Et surtout pas la tentative actuelle, celle qui finit par nier qu’il y ait un monde féminin, tout en expliquant qu’il est meilleur que le monde masculin. L’âge de la désincarnation et de la pure idéologie… au moins, dans les approches misogynes et pudibondes, la femme existe-t-elle. (Je vous conseille à cet égard, chef-d’oeuvre de puritanisme obsédé sexuellement, La garce, de King Vidor, avec Bette Davis).

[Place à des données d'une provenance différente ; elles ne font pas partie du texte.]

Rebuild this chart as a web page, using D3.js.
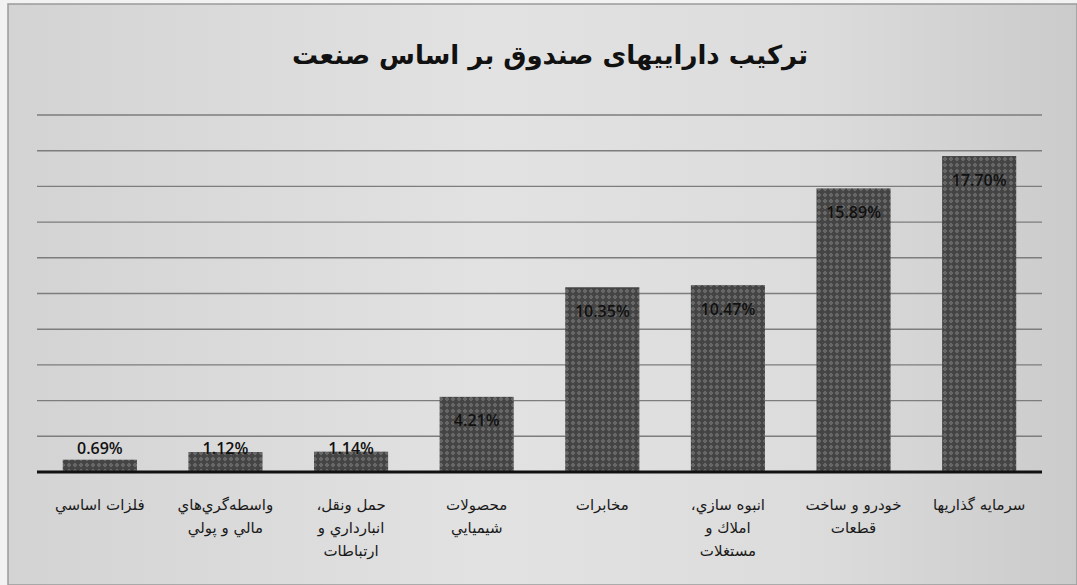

Le chapitre suivant du livre de M. Fumaroli a pour nom : "Pour une histoire chrétienne et moderne du mundus muliebris", ce pourrait déjà être le titre de ce chapitre, reproduit ici in extenso. Il est bien entendu que Marc Fumaroli y va par trop gros traits, mais la piste qu’il nous propose, dans sa variété, son recul historique, sa prise en compte des différentes attitudes chrétiennes (et certes en ouvrant ce livre et en commençant à le citer je n’imaginai pas que le christianisme allait y apparaître en conclusion…), la piste qu’il nous propose me semble être la bonne.